> The exercise: Word for word, restate the lines from the start of the data below through the line containing "2020.121,2020.192,2020.222,2020.364,2020.545];".

> Data segment:
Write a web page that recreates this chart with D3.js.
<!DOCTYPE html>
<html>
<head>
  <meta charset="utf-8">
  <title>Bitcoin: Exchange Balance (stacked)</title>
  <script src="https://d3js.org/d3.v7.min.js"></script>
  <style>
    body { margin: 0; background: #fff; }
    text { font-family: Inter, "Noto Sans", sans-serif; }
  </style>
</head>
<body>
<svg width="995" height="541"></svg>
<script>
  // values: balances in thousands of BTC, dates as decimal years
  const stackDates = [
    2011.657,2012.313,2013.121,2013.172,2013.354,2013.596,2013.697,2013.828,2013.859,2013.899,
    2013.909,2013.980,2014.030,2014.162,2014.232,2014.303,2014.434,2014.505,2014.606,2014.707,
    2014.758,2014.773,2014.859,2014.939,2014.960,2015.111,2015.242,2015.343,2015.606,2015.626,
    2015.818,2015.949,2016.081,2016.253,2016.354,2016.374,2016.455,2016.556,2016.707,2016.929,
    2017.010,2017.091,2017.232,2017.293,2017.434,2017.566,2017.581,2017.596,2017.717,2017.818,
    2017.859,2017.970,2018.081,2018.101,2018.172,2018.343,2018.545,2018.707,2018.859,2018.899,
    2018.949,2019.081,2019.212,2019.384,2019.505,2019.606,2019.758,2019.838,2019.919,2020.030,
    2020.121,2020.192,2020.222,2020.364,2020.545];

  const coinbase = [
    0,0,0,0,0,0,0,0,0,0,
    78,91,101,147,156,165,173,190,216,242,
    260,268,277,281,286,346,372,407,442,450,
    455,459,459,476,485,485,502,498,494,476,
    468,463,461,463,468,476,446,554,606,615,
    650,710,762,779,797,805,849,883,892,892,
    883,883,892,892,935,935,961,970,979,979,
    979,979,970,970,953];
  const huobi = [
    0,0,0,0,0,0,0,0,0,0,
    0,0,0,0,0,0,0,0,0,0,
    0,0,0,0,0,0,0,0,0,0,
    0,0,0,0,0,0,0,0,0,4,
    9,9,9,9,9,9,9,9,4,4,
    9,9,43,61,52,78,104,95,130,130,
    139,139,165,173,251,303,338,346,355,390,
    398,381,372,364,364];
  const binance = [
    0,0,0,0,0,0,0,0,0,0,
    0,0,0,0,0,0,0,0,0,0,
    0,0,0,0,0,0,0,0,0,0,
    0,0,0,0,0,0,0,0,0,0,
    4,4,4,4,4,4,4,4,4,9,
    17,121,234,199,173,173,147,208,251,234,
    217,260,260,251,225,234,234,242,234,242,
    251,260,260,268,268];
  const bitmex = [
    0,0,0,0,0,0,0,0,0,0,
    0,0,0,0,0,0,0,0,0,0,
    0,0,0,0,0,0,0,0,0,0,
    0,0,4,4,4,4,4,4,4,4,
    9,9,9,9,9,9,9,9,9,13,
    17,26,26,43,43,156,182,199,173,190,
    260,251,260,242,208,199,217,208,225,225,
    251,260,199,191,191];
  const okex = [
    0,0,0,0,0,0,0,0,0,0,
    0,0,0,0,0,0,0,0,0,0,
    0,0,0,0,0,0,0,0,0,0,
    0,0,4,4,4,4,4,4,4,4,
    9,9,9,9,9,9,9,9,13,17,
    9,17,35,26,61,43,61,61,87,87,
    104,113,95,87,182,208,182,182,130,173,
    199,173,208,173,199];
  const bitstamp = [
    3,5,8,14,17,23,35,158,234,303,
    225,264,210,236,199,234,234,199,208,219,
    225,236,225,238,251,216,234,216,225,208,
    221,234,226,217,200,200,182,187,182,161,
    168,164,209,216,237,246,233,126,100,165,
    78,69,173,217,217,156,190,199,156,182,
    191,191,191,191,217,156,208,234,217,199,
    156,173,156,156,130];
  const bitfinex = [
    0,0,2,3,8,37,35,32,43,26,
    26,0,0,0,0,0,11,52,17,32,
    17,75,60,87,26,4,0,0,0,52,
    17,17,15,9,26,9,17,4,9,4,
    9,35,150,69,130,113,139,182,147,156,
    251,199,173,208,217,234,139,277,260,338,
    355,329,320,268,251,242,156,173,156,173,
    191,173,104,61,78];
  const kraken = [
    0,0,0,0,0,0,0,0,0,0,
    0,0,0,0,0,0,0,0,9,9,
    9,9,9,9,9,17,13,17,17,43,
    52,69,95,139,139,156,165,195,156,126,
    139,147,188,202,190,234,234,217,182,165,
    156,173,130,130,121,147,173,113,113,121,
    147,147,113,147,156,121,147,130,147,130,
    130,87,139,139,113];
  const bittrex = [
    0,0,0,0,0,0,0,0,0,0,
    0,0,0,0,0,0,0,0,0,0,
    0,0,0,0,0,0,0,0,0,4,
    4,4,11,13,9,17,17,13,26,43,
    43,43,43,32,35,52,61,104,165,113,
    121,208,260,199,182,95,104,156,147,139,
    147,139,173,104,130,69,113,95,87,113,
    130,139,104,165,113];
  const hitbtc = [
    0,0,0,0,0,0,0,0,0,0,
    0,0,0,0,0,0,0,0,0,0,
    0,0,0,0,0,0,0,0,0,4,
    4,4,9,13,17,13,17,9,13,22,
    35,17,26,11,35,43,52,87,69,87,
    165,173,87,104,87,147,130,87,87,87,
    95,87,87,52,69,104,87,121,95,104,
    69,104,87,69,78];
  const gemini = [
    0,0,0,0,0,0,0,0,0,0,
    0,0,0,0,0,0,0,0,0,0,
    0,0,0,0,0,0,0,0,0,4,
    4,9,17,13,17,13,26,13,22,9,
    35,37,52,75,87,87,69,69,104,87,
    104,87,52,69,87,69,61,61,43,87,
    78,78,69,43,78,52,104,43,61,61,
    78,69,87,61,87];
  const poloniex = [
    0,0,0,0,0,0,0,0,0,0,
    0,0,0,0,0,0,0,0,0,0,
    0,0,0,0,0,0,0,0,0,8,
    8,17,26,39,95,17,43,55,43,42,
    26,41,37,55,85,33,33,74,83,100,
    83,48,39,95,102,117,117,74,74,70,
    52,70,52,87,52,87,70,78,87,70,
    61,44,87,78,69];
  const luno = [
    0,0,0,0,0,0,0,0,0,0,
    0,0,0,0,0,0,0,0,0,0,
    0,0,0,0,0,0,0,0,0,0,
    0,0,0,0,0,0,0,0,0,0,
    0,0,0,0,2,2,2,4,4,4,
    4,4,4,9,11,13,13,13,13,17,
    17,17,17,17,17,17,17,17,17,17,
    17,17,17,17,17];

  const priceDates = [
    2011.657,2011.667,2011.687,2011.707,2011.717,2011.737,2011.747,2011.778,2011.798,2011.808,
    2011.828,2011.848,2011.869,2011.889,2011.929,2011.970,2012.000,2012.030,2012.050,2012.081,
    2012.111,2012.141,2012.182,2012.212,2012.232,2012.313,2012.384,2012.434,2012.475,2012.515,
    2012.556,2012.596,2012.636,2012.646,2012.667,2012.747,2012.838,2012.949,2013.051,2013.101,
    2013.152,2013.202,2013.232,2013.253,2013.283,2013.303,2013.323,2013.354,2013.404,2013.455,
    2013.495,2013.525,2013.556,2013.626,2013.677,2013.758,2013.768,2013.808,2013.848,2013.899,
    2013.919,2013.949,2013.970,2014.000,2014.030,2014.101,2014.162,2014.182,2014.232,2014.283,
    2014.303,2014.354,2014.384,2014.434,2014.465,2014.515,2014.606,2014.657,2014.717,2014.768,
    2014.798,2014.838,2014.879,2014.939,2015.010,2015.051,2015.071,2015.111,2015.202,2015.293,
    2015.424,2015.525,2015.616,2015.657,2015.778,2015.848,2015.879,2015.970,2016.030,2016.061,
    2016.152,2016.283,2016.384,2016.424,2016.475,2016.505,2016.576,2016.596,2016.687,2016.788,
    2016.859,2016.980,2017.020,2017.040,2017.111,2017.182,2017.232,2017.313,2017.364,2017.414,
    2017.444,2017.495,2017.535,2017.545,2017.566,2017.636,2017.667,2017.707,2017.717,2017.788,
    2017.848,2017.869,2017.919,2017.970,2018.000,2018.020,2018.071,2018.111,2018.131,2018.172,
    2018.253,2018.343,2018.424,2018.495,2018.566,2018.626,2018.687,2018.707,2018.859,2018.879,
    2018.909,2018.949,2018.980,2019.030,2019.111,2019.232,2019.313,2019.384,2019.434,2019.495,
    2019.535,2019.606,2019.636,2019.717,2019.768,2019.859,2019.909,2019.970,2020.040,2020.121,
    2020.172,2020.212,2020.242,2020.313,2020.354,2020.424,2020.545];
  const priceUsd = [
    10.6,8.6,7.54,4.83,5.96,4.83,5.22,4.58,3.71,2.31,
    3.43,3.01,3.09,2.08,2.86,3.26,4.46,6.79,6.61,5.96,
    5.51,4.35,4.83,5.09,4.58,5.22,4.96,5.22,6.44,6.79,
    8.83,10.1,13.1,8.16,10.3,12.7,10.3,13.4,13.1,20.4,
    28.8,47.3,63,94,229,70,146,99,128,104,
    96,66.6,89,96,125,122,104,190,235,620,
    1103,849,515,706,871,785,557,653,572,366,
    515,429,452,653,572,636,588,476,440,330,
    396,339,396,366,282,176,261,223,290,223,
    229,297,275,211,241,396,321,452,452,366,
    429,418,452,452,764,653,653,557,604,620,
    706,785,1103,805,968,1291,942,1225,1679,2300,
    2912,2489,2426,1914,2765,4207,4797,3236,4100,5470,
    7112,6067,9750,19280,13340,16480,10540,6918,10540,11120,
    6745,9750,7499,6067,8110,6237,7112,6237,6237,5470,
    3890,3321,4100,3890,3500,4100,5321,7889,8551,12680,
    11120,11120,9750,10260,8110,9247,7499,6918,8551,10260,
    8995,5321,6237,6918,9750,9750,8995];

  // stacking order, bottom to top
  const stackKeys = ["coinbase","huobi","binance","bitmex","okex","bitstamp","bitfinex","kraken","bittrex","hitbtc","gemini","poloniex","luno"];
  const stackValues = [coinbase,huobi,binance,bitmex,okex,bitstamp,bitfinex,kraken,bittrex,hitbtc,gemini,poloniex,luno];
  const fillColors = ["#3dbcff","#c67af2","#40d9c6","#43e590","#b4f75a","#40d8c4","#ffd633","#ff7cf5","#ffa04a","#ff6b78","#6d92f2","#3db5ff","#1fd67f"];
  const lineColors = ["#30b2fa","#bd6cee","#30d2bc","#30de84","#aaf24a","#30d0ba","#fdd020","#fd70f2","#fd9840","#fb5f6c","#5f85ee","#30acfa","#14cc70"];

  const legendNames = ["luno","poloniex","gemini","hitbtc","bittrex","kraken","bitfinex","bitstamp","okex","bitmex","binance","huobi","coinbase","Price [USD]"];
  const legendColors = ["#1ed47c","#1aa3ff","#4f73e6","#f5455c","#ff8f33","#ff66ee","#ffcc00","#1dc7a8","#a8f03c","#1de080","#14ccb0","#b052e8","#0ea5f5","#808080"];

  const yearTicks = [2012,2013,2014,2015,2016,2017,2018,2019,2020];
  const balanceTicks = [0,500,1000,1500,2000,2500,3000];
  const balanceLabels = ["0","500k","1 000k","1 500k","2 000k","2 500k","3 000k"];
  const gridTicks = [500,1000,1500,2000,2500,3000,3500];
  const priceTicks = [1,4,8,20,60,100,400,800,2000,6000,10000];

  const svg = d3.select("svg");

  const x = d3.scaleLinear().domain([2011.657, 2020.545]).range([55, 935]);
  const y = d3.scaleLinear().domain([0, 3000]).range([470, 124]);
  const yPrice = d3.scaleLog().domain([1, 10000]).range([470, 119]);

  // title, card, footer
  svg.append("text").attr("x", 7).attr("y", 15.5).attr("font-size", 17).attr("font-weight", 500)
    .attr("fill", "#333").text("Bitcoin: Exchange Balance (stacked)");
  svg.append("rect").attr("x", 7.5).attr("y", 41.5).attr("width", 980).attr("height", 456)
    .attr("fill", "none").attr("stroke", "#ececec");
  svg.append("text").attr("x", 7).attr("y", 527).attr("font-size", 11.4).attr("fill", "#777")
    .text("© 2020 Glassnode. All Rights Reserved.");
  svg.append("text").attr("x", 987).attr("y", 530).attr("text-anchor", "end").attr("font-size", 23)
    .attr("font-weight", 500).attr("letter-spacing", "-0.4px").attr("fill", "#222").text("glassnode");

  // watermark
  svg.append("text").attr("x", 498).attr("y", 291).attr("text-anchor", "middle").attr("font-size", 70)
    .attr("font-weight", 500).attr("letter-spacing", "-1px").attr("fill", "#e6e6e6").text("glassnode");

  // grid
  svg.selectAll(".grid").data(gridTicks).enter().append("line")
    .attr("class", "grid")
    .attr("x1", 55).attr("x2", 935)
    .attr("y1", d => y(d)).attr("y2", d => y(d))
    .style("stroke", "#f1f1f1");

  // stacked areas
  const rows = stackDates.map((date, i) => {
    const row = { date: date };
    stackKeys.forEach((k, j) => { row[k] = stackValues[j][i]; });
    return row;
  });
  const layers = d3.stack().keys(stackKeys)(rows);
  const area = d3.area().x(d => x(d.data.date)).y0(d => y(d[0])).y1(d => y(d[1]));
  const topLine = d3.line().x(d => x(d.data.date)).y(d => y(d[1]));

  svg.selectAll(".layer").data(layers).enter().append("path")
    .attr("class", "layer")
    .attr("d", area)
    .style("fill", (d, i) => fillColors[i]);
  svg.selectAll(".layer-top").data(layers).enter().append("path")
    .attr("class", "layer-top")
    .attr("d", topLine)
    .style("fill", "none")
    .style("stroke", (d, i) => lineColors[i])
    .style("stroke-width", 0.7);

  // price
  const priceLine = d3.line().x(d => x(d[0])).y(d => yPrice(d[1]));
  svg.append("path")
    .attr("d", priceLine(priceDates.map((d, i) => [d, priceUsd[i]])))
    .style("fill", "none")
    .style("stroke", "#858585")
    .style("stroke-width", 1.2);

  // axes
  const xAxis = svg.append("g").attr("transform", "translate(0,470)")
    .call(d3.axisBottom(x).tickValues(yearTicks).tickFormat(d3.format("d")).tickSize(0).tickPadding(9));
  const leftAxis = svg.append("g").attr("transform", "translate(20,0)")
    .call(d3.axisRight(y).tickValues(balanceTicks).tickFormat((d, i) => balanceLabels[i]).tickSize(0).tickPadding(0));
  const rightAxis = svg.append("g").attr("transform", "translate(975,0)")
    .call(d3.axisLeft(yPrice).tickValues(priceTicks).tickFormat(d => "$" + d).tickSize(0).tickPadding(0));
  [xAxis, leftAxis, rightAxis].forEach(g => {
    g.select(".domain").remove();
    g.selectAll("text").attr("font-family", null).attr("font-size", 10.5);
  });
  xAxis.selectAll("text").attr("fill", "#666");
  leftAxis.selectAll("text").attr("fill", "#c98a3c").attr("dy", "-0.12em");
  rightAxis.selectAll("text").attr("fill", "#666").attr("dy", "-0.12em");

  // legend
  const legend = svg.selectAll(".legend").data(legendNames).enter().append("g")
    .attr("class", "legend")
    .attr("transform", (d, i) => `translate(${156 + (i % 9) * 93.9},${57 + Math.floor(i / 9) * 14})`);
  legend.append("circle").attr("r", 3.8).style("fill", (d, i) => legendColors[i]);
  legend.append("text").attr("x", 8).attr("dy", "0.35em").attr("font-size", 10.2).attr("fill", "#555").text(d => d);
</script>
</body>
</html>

> Finished answer:
Write a web page that recreates this chart with D3.js.
<!DOCTYPE html>
<html>
<head>
  <meta charset="utf-8">
  <title>Bitcoin: Exchange Balance (stacked)</title>
  <script src="https://d3js.org/d3.v7.min.js"></script>
  <style>
    body { margin: 0; background: #fff; }
    text { font-family: Inter, "Noto Sans", sans-serif; }
  </style>
</head>
<body>
<svg width="995" height="541"></svg>
<script>
  // values: balances in thousands of BTC, dates as decimal years
  const stackDates = [
    2011.657,2012.313,2013.121,2013.172,2013.354,2013.596,2013.697,2013.828,2013.859,2013.899,
    2013.909,2013.980,2014.030,2014.162,2014.232,2014.303,2014.434,2014.505,2014.606,2014.707,
    2014.758,2014.773,2014.859,2014.939,2014.960,2015.111,2015.242,2015.343,2015.606,2015.626,
    2015.818,2015.949,2016.081,2016.253,2016.354,2016.374,2016.455,2016.556,2016.707,2016.929,
    2017.010,2017.091,2017.232,2017.293,2017.434,2017.566,2017.581,2017.596,2017.717,2017.818,
    2017.859,2017.970,2018.081,2018.101,2018.172,2018.343,2018.545,2018.707,2018.859,2018.899,
    2018.949,2019.081,2019.212,2019.384,2019.505,2019.606,2019.758,2019.838,2019.919,2020.030,
    2020.121,2020.192,2020.222,2020.364,2020.545];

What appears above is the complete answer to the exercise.